**GIVEN INSTRUCTION:** Keep pictures out. Copy exactly the lines from the one containing "What TikZ code" to the one containing "(iface) at (340,412)", endpoints included.

-------------------------

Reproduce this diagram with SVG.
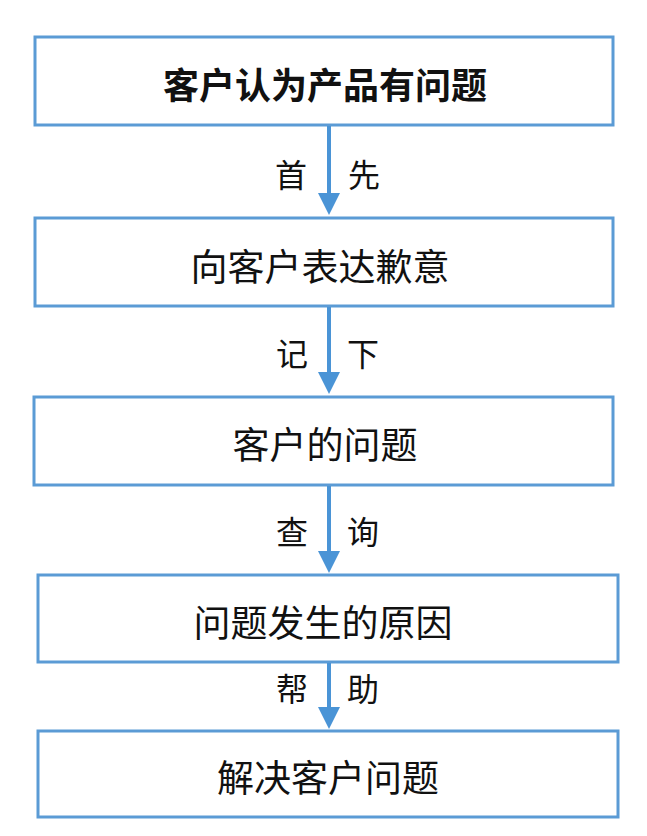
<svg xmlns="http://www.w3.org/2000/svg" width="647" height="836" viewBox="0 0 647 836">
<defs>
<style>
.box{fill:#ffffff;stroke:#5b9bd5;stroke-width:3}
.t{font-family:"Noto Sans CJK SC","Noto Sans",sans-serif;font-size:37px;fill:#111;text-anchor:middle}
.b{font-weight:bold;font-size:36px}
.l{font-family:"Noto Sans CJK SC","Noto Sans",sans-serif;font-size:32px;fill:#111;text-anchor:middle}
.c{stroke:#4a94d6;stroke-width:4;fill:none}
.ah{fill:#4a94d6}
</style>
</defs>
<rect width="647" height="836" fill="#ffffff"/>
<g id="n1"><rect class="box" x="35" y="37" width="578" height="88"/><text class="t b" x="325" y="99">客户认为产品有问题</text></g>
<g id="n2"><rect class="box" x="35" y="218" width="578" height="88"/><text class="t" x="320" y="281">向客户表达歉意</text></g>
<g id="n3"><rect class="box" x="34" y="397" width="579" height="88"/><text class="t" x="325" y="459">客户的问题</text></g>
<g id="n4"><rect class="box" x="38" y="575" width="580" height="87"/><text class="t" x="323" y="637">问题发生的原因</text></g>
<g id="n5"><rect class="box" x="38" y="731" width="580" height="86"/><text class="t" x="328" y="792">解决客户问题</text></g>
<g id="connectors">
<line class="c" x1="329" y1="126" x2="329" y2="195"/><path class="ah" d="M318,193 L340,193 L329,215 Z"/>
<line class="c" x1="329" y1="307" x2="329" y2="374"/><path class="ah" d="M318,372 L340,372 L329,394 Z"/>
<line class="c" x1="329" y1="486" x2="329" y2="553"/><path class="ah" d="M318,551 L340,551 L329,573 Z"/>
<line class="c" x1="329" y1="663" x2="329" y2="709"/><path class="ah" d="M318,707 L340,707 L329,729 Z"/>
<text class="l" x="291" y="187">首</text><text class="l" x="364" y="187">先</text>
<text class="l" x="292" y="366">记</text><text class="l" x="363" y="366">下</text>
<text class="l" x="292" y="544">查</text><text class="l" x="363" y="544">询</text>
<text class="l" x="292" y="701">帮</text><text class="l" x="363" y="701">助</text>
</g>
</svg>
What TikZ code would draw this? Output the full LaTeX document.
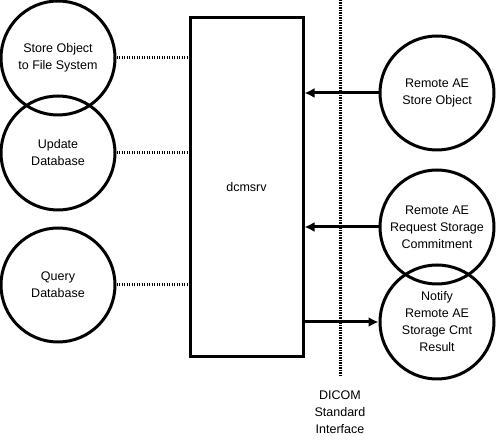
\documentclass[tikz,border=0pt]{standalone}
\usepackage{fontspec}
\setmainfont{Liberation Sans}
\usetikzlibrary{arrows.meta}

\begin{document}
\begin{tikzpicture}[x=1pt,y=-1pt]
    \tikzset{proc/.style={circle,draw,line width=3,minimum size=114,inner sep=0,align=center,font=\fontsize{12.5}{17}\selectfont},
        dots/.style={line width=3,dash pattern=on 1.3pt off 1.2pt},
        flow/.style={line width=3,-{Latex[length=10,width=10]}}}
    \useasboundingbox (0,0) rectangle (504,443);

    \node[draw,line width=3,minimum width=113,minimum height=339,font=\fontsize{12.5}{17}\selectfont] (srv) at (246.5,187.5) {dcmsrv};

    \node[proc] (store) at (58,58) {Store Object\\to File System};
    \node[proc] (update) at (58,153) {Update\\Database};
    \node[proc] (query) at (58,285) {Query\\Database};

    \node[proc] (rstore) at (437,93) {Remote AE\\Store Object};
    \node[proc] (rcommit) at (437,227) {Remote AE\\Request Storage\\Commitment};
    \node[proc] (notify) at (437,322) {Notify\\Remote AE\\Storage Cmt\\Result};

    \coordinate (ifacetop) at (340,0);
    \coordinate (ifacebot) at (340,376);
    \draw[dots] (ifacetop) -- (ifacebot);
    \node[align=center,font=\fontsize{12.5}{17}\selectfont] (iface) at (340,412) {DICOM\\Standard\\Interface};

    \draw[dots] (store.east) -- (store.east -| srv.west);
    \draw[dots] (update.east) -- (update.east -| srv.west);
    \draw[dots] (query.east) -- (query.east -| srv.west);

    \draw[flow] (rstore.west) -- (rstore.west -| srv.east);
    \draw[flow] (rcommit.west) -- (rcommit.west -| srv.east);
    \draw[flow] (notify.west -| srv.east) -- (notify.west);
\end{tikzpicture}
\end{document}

-------------------------

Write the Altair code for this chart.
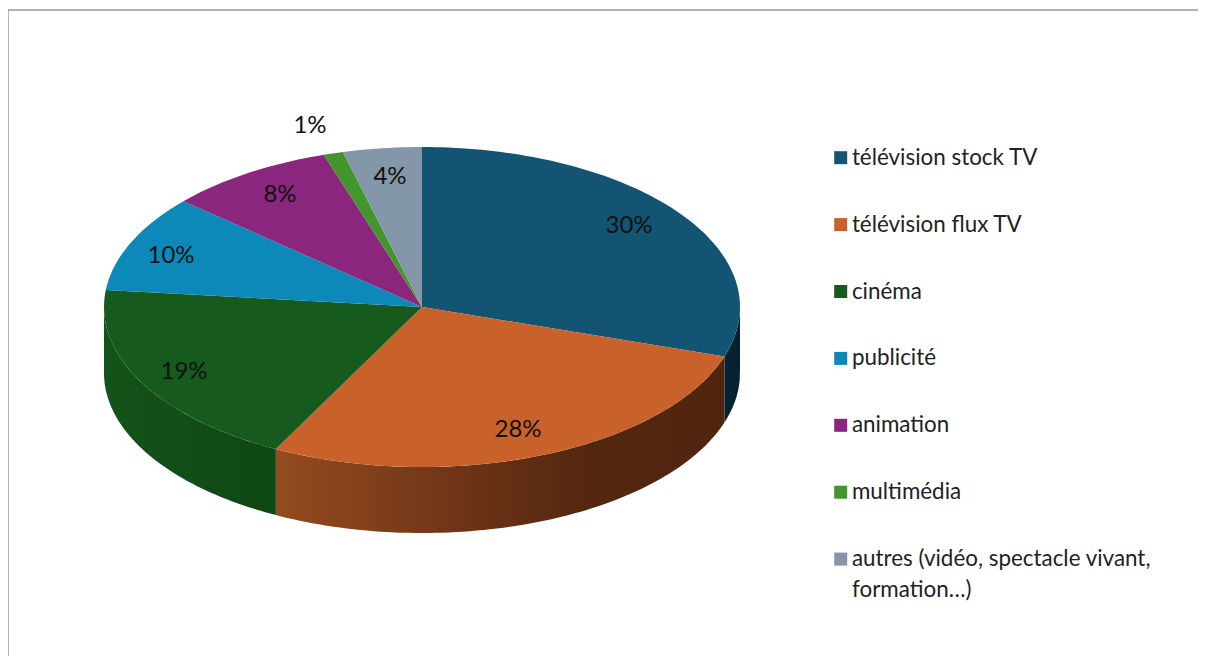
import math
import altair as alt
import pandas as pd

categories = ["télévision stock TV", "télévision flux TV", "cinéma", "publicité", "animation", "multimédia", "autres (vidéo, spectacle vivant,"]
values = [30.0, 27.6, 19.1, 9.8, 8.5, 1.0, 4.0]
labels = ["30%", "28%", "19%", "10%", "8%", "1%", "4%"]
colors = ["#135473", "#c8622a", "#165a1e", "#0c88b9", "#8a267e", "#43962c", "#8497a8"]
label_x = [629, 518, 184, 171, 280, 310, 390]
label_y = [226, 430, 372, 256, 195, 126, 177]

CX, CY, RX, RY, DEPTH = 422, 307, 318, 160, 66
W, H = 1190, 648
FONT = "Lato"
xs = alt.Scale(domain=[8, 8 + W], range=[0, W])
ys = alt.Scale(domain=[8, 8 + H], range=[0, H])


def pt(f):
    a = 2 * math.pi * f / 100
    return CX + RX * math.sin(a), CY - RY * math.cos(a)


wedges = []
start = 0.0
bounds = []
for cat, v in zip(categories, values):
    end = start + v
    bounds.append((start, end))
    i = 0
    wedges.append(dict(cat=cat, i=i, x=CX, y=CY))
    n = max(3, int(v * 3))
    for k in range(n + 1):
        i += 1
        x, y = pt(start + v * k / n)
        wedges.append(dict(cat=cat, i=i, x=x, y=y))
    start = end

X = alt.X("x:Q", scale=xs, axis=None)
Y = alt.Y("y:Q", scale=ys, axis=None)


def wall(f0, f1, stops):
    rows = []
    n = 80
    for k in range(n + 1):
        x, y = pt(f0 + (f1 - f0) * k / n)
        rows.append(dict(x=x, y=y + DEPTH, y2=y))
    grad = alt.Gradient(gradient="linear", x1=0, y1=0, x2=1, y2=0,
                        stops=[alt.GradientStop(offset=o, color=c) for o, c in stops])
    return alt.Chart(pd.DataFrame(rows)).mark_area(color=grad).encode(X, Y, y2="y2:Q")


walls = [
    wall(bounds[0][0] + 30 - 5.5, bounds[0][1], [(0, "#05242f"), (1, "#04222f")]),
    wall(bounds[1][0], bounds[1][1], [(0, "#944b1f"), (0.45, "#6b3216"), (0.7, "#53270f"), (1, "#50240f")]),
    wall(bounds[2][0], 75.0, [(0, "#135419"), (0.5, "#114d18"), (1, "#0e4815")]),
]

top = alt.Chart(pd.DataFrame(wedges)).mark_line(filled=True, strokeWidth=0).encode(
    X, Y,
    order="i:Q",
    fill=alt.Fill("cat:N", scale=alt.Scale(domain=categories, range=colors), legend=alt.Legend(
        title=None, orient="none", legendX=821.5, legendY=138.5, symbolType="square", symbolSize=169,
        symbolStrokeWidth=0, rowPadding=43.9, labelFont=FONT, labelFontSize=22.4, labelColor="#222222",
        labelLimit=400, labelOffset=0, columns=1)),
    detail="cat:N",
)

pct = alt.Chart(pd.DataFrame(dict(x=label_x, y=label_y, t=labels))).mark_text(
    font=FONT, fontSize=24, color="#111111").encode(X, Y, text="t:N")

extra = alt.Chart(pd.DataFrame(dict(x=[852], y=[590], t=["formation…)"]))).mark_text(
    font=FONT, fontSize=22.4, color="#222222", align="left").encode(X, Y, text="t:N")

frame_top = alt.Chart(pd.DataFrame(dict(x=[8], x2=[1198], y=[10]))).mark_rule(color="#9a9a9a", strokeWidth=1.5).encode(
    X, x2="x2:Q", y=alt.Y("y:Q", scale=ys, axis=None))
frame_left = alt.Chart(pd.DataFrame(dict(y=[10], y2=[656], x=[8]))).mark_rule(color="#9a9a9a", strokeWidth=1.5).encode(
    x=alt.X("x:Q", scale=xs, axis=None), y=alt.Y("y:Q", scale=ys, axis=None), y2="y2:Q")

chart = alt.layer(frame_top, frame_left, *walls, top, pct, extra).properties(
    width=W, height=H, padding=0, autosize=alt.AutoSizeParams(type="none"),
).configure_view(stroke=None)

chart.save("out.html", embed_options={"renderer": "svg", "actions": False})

-------------------------

**THE RESPONSE:**
What TikZ code would draw this? Output the full LaTeX document.
\documentclass[tikz,border=0pt]{standalone}
\usepackage{fontspec}
\setmainfont{Liberation Sans}
\usetikzlibrary{arrows.meta}

\begin{document}
\begin{tikzpicture}[x=1pt,y=-1pt]
    \tikzset{proc/.style={circle,draw,line width=3,minimum size=114,inner sep=0,align=center,font=\fontsize{12.5}{17}\selectfont},
        dots/.style={line width=3,dash pattern=on 1.3pt off 1.2pt},
        flow/.style={line width=3,-{Latex[length=10,width=10]}}}
    \useasboundingbox (0,0) rectangle (504,443);

    \node[draw,line width=3,minimum width=113,minimum height=339,font=\fontsize{12.5}{17}\selectfont] (srv) at (246.5,187.5) {dcmsrv};

    \node[proc] (store) at (58,58) {Store Object\\to File System};
    \node[proc] (update) at (58,153) {Update\\Database};
    \node[proc] (query) at (58,285) {Query\\Database};

    \node[proc] (rstore) at (437,93) {Remote AE\\Store Object};
    \node[proc] (rcommit) at (437,227) {Remote AE\\Request Storage\\Commitment};
    \node[proc] (notify) at (437,322) {Notify\\Remote AE\\Storage Cmt\\Result};

    \coordinate (ifacetop) at (340,0);
    \coordinate (ifacebot) at (340,376);
    \draw[dots] (ifacetop) -- (ifacebot);
    \node[align=center,font=\fontsize{12.5}{17}\selectfont] (iface) at (340,412) {DICOM\\Standard\\Interface};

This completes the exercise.